Reclaiming your authentic self

We enter the world as an open, curious self—like a golden painting that radiates light. Over time, other people’s projections stick to that canvas as little notes: expectations, criticisms, and limiting views. Eventually the painting gets covered and we ask, Who am I?

Healing is a slow removal of those sticky notes. It involves reclaiming curiosity, playfulness, and that childlike aliveness. Some of this work is internal: practicing compassion for the younger parts of yourself, noticing where you accepted someone else’s story as your own, and deciding, with tenderness, which stories to remove.

How to build secure platonic relationships and community

Humans are tribal by design. The illusion of hyperconnectivity online has coincided with a loneliness epidemic. Rebuilding community begins with showing up in person when possible so our bodies can co-regulate. Skills to cultivate include:

  • Being present and learning to co-regulate physically with others.

  • Practicing curiosity and the capacity to hold multiple realities: your experience and another’s can coexist.

  • Reciprocity: give what you wish to receive. Authentic relationships are balanced over time.

  • Choosing kind speech. Words scatter in ways you cannot control; be intentional before sharing gossip or judgment.

“When words come out of our mouth, we do not know where they will land. Is it kind? Is it true? Is it necessary?”

Allowing different views to exist without making them a threat helps rebuild trust across divides and invites safer, richer conversation.

A simple, practical five-step alignment plan

  1. Take inventory of people in your life. Ask: Do I feel safe around them?

  2. Map who fills each intimacy tank. Identify gaps and realistic sources for those needs.

  3. Choose one regulation practice to do daily for one week: 60-second breath, a grounding visualization, or a five-minute humming practice.

  4. Practice reciprocity with one relationship. Notice what you give and what you receive.

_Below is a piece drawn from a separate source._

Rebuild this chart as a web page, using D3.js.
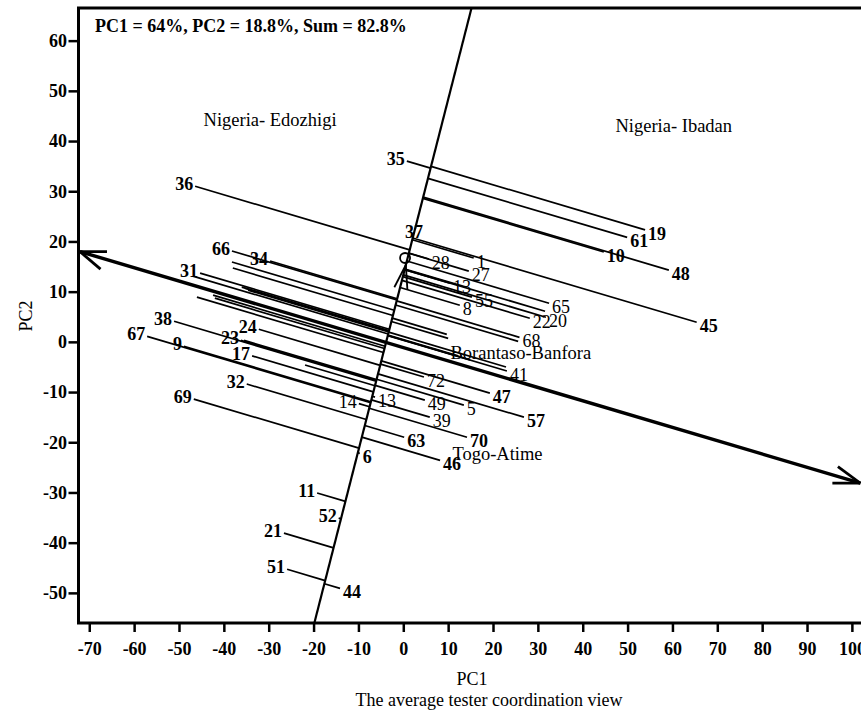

  5. Create tiny rituals to check in with your body: a morning question—What do I need today?—and an evening review of how your nervous system felt.

Closing invitation

Safety is the currency of healing. Start by asking where you feel seen, heard, and understood. If the answer is not enough, find your people. Community looks different now: it might begin on Meetup, in a local class, or in a weekly gathering that feeds your spirit. The work of regulation, reciprocity, and small consistent practices will change how you relate to yourself, how you show up with others, and what you can receive from life.

Take one tiny step today: make a list of the people who fill your emotional tank and the ones who drain it. That single inventory moves you from overwhelm into agency—and health begins there.